Beth made me feel better. She explained that at training level you can make a foots worth of mistakes and get through. But at prelim... you can only make an inch worth of mistakes and get by. And we just needed to keep at it and work out a few more little things.She also said that Fleck could have helped me out there and gotten us over that jump. Sometimes he's going to have to help me out.
So yeah.... a huge disappointment, but at the same time.. there were some good parts to it too. And I think part of the stress is that life in general is stressful now, so it's making that seem worse than it is. But like I said... there were some good points and some things I'm proud of from the weekend. So we'll survive. The plan is to do some CT's and fix this sudden new stadium wonkyness. Do some more schooling and get back in the groove. I definitely can't go that long without jumping as much either. And we'll try again and eventually get our four qualifying scores :)
Oh... and Fleck had plenty of fans there too!
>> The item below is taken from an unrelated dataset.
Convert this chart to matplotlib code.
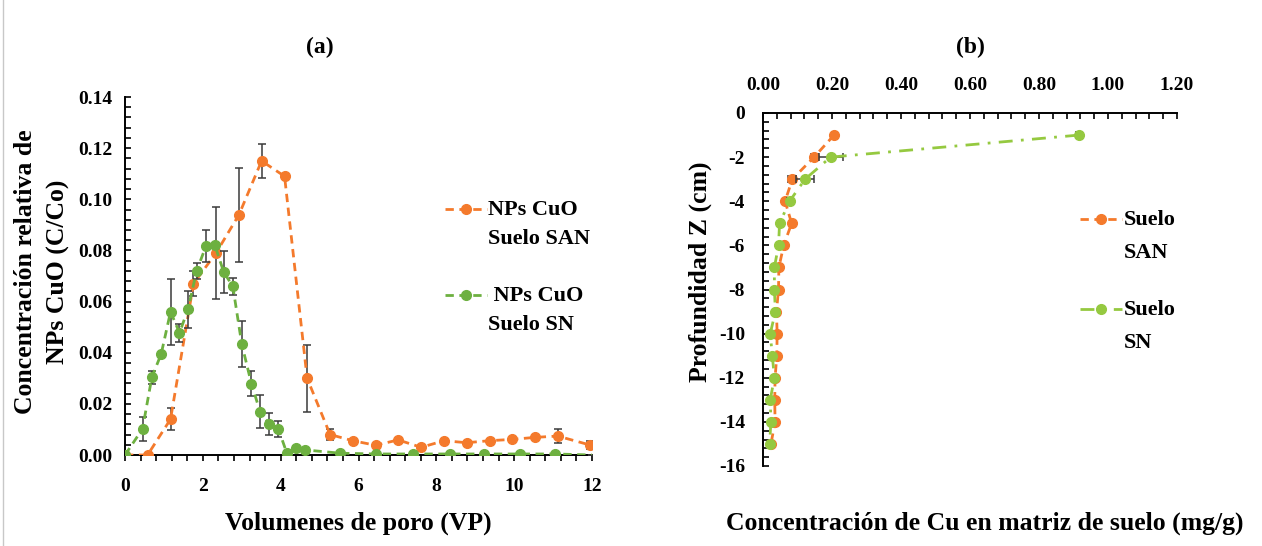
import matplotlib
matplotlib.use("Agg")
import matplotlib.pyplot as plt
from matplotlib.lines import Line2D
from matplotlib.ticker import MultipleLocator, FormatStrFormatter
from matplotlib.legend_handler import HandlerLine2D

plt.rcParams['font.family'] = ['Liberation Serif', 'DejaVu Serif']
plt.rcParams['font.weight'] = 'bold'
plt.rcParams['axes.unicode_minus'] = False

# ---------------- data (a) ----------------
vp_san = [0.0, 0.58, 1.17, 1.76, 2.34, 2.93, 3.51, 4.10, 4.68, 5.27, 5.85, 6.44,
          7.02, 7.61, 8.20, 8.78, 9.37, 9.95, 10.54, 11.12, 11.95]
c_san = [0.000, 0.000, 0.014, 0.067, 0.079, 0.094, 0.115, 0.109, 0.030, 0.008,
         0.0056, 0.0038, 0.0059, 0.0030, 0.0056, 0.0048, 0.0056, 0.0061, 0.0069,
         0.0074, 0.0039]
err_san = [0, 0, 0.0042, 0.005, 0.018, 0.0184, 0.0065, 0, 0.013, 0.002,
           0, 0, 0, 0, 0, 0, 0, 0, 0, 0.0026, 0.0015]

vp_sn = [0.0, 0.45, 0.69, 0.93, 1.17, 1.40, 1.62, 1.84, 2.08, 2.31, 2.54, 2.77,
         3.00, 3.25, 3.47, 3.71, 3.94, 4.16, 4.39, 4.62, 5.53, 6.45, 7.40, 8.34,
         9.22, 10.16, 11.06, 12.0]
c_sn = [0.0, 0.0102, 0.0304, 0.0395, 0.056, 0.0478, 0.057, 0.072, 0.0817, 0.082,
        0.0714, 0.066, 0.0434, 0.0278, 0.017, 0.0121, 0.0102, 0.0007, 0.0026,
        0.0020, 0.0007, 0.0004, 0.0004, 0.0004, 0.0004, 0.0004, 0.0004, 0.0]
err_sn = [0, 0.0046, 0.0026, 0, 0.013, 0.0035, 0.0072, 0.003, 0.0062, 0,
          0.0082, 0.0033, 0.0091, 0.0049, 0.0065, 0.0042, 0.003, 0, 0.001, 0,
          0, 0, 0, 0, 0, 0, 0, 0]

# ---------------- data (b) ----------------
depth = [-1, -2, -3, -4, -5, -6, -7, -8, -9, -10, -11, -12, -13, -14, -15]
cu_san = [0.206, 0.148, 0.085, 0.064, 0.083, 0.060, 0.046, 0.045, 0.039, 0.041,
          0.040, 0.035, 0.034, 0.035, 0.023]
xerr_san = [0.005, 0.010, 0.012, 0.004, 0.004, 0.003, 0.002, 0.002, 0.002, 0.002,
            0.002, 0.002, 0.002, 0.002, 0.002]
cu_sn = [0.916, 0.196, 0.122, 0.077, 0.048, 0.045, 0.033, 0.033, 0.036, 0.021,
         0.027, 0.033, 0.021, 0.023, 0.019]
xerr_sn = [0.008, 0.035, 0.026, 0.006, 0.003, 0.003, 0.002, 0.002, 0.002, 0.002,
           0.002, 0.002, 0.002, 0.002, 0.002]

ORANGE = '#F47A2C'
GREEN_A = '#6DB040'
GREEN_B = '#95C940'
ERRC = '#3A3A3A'

W, H = 1262, 546
fig = plt.figure(figsize=(W / 100, H / 100), dpi=100)

def fx(px):
    return px / W

def fy(py):
    return 1 - py / H


class TopHandler(HandlerLine2D):
    def __init__(self, shift, **kw):
        super().__init__(**kw)
        self.shift = shift

    def create_artists(self, legend, orig_handle, xdescent, ydescent, width,
                       height, fontsize, trans):
        return super().create_artists(legend, orig_handle, xdescent,
                                      ydescent - 2 * self.shift, width, height,
                                      fontsize, trans)

TICK_FS = 14
LAB_FS = 18.5
LEG_FS = 16

# thin gray border line at left edge (as in the reference scan)
fig.add_artist(Line2D([fx(3), fx(3)], [0, 1], transform=fig.transFigure,
                      color='#C8C8C8', lw=1))

# ---------------- panel (a) ----------------
axa = fig.add_axes([fx(125), fy(455), fx(592) - fx(125), fy(97) - fy(455)])
la = axa.errorbar(vp_san, c_san, yerr=err_san, color=ORANGE, ls=(0, (3, 2)), lw=2,
                  marker='o', ms=7, ecolor=ERRC, elinewidth=1.1, capsize=3,
                  capthick=1.1, zorder=3)
lb = axa.errorbar(vp_sn, c_sn, yerr=err_sn, color=GREEN_A, ls=(0, (3, 2)), lw=2,
                  marker='o', ms=7, ecolor=ERRC, elinewidth=1.1, capsize=3,
                  capthick=1.1, markevery=list(range(len(vp_sn) - 1)), zorder=4)
axa.set_xlim(0, 12)
axa.set_ylim(0, 0.14)
axa.xaxis.set_major_locator(MultipleLocator(2))
axa.xaxis.set_minor_locator(MultipleLocator(0.4))
axa.yaxis.set_major_locator(MultipleLocator(0.02))
axa.yaxis.set_minor_locator(MultipleLocator(0.004))
axa.yaxis.set_major_formatter(FormatStrFormatter('%.2f'))
for s in ('top', 'right'):
    axa.spines[s].set_visible(False)
for s in ('left', 'bottom'):
    axa.spines[s].set_linewidth(1.4)
axa.tick_params(axis='x', which='both', direction='out', length=4.5, width=1.2,
                pad=12, labelsize=TICK_FS)
axa.tick_params(axis='y', which='both', direction='in', length=4.5, width=1.2,
                pad=9, labelsize=TICK_FS)
for t in axa.get_xticklabels() + axa.get_yticklabels():
    t.set_fontweight('bold')

fig.text(fx(320), fy(47), '(a)', ha='center', va='center', fontsize=17,
         fontweight='bold')
fig.text(fx(358), fy(523), 'Volumenes de poro (VP)', ha='center', va='center',
         fontsize=LAB_FS, fontweight='bold')
fig.text(fx(42), fy(272), 'Concentración relativa de\nNPs CuO (C/Co)', ha='center',
         va='center', rotation=90, fontsize=LAB_FS, fontweight='bold',
         linespacing=1.5)

leg_a = axa.legend([la[0], lb[0]], ['NPs CuO\nSuelo SAN', ' NPs CuO\nSuelo SN'],
                   loc='upper left', bbox_to_anchor=(fx(445), fy(200)),
                   bbox_transform=fig.transFigure, frameon=False,
                   prop={'size': LEG_FS, 'weight': 'bold'},
                   handlelength=1.9, handletextpad=0.05, labelspacing=1.67,
                   borderpad=0, borderaxespad=0,
                   handler_map={la[0]: TopHandler(10.8, numpoints=1),
                                lb[0]: TopHandler(10.8, numpoints=1)})
for t in leg_a.get_texts():
    t.set_linespacing(1.6)

# ---------------- panel (b) ----------------
axb = fig.add_axes([fx(763), fy(466), fx(1177) - fx(763), fy(113) - fy(466)])
lc = axb.errorbar(cu_san, depth, xerr=xerr_san, color=ORANGE, ls=(0, (3, 2)), lw=2,
                  marker='o', ms=7, ecolor=ERRC, elinewidth=1.1, capsize=3,
                  capthick=1.1, zorder=3)
ld = axb.errorbar(cu_sn, depth, xerr=xerr_sn, color=GREEN_B, ls=(0, (5, 3, 1, 3)),
                  lw=2, marker='o', ms=7, ecolor=ERRC, elinewidth=1.1, capsize=3,
                  capthick=1.1, zorder=4)
axb.set_xlim(0, 1.2)
axb.set_ylim(-16, 0)
axb.xaxis.set_major_locator(MultipleLocator(0.2))
axb.xaxis.set_minor_locator(MultipleLocator(0.04))
axb.xaxis.set_major_formatter(FormatStrFormatter('%.2f'))
axb.yaxis.set_major_locator(MultipleLocator(2))
axb.yaxis.set_minor_locator(MultipleLocator(0.4))
axb.xaxis.tick_top()
for s in ('bottom', 'right'):
    axb.spines[s].set_visible(False)
for s in ('left', 'top'):
    axb.spines[s].set_linewidth(1.4)
axb.tick_params(axis='x', which='both', direction='in', length=4.5, width=1.2,
                pad=14, labelsize=TICK_FS, top=True, bottom=False)
axb.tick_params(axis='y', which='both', direction='in', length=4.5, width=1.2,
                pad=13, labelsize=TICK_FS)
for t in axb.get_xticklabels() + axb.get_yticklabels():
    t.set_fontweight('bold')

fig.text(fx(970), fy(47), '(b)', ha='center', va='center', fontsize=17,
         fontweight='bold')
fig.text(fx(985), fy(523), 'Concentración de Cu en matriz de suelo (mg/g)',
         ha='center', va='center', fontsize=LAB_FS, fontweight='bold')
fig.text(fx(700), fy(272), 'Profundidad Z (cm)', ha='center', va='center',
         rotation=90, fontsize=LAB_FS, fontweight='bold')

leg_b = axb.legend([lc[0], ld[0]], ['Suelo\nSAN', 'Suelo\nSN'],
                   loc='upper left', bbox_to_anchor=(fx(1080), fy(210)),
                   bbox_transform=fig.transFigure, frameon=False,
                   prop={'size': LEG_FS, 'weight': 'bold'},
                   handlelength=1.9, handletextpad=0.05, labelspacing=1.69,
                   borderpad=0, borderaxespad=0,
                   handler_map={lc[0]: TopHandler(12.2, numpoints=1),
                                ld[0]: TopHandler(12.2, numpoints=1)})
for t in leg_b.get_texts():
    t.set_linespacing(1.85)

fig.savefig('out.png', dpi=100)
Apparently he's also known as "The Happy Appy", and we were announced on course as "everyone's favorite appy", and.. a group of kids watching XC were all excited when we were coming through. :) So yay... I just wish that not only could he be the happy appy... but that he could be the happy appy that is awesome at prelim too! I know he's awesome... I want everyone else to know it too. But if I keep riding like crap and messing it up.... no one will ever know how amazing he is.